Only the lines from the top of the records below through the line containing "import seaborn as sns" should be printed, exactly and without pictures.

════

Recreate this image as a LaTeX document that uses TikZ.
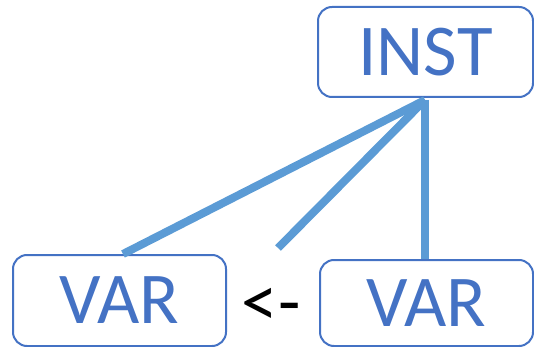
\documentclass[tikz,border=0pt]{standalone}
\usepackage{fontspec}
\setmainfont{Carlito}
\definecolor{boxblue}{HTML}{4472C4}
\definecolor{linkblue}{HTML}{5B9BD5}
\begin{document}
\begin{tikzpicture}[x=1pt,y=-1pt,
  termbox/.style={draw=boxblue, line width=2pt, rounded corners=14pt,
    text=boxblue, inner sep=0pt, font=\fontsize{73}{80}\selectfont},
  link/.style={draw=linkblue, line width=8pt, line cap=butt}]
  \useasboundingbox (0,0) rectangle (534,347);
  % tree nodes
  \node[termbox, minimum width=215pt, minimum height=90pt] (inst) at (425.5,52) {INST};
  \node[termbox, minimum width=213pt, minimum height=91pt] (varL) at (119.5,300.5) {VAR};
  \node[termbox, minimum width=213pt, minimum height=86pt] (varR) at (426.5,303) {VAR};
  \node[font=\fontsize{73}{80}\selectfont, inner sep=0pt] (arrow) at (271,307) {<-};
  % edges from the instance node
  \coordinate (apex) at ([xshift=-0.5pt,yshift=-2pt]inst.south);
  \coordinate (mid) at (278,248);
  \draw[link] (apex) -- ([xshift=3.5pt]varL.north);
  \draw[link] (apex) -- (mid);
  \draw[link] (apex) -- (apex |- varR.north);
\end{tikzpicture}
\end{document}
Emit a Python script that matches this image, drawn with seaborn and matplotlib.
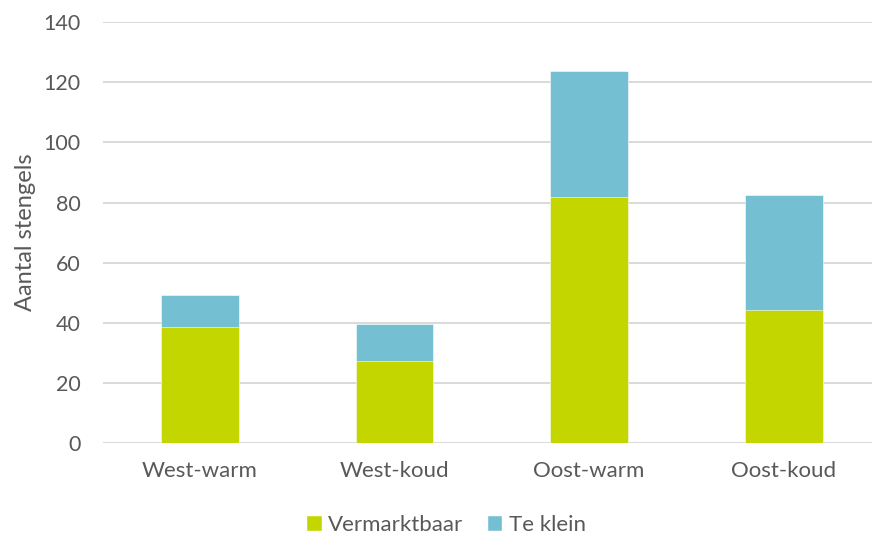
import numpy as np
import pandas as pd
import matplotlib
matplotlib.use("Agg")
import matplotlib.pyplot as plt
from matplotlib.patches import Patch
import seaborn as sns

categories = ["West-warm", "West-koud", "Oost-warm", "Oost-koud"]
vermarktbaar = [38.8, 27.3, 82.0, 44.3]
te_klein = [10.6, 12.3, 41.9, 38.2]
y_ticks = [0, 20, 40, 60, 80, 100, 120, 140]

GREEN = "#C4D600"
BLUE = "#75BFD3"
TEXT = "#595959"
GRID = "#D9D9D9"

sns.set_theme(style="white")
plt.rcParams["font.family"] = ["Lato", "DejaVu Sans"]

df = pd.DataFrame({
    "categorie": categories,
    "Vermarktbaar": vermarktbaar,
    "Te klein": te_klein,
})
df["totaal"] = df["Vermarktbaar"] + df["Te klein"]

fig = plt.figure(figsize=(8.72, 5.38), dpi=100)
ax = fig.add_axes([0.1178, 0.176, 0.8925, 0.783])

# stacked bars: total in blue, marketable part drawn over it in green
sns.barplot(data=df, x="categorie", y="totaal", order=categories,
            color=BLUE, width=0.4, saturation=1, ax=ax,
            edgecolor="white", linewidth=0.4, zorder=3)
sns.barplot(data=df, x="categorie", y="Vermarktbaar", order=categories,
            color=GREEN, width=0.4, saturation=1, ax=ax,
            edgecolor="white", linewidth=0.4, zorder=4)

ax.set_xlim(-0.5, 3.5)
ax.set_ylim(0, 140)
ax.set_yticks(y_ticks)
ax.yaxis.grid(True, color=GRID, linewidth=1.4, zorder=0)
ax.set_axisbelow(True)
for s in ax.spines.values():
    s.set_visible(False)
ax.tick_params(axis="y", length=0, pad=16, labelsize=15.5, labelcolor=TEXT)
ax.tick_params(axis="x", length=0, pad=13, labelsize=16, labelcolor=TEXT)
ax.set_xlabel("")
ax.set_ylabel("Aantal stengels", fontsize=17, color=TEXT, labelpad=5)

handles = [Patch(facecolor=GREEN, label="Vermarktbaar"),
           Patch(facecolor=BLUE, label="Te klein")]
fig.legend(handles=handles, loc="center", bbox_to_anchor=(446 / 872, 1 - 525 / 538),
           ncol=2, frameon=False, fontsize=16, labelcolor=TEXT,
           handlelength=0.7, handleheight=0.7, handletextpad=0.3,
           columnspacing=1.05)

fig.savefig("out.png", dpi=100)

════

(EXPECTED ANSWER)
Recreate this image as a LaTeX document that uses TikZ.
\documentclass[tikz,border=0pt]{standalone}
\usepackage{fontspec}
\setmainfont{Carlito}
\definecolor{boxblue}{HTML}{4472C4}
\definecolor{linkblue}{HTML}{5B9BD5}
\begin{document}
\begin{tikzpicture}[x=1pt,y=-1pt,
  termbox/.style={draw=boxblue, line width=2pt, rounded corners=14pt,
    text=boxblue, inner sep=0pt, font=\fontsize{73}{80}\selectfont},
  link/.style={draw=linkblue, line width=8pt, line cap=butt}]
  \useasboundingbox (0,0) rectangle (534,347);
  % tree nodes
  \node[termbox, minimum width=215pt, minimum height=90pt] (inst) at (425.5,52) {INST};
  \node[termbox, minimum width=213pt, minimum height=91pt] (varL) at (119.5,300.5) {VAR};
  \node[termbox, minimum width=213pt, minimum height=86pt] (varR) at (426.5,303) {VAR};
  \node[font=\fontsize{73}{80}\selectfont, inner sep=0pt] (arrow) at (271,307) {<-};
  % edges from the instance node
  \coordinate (apex) at ([xshift=-0.5pt,yshift=-2pt]inst.south);
  \coordinate (mid) at (278,248);
  \draw[link] (apex) -- ([xshift=3.5pt]varL.north);
  \draw[link] (apex) -- (mid);
  \draw[link] (apex) -- (apex |- varR.north);
\end{tikzpicture}
\end{document}
Emit a Python script that matches this image, drawn with seaborn and matplotlib.
import numpy as np
import pandas as pd
import matplotlib
matplotlib.use("Agg")
import matplotlib.pyplot as plt
from matplotlib.patches import Patch
import seaborn as sns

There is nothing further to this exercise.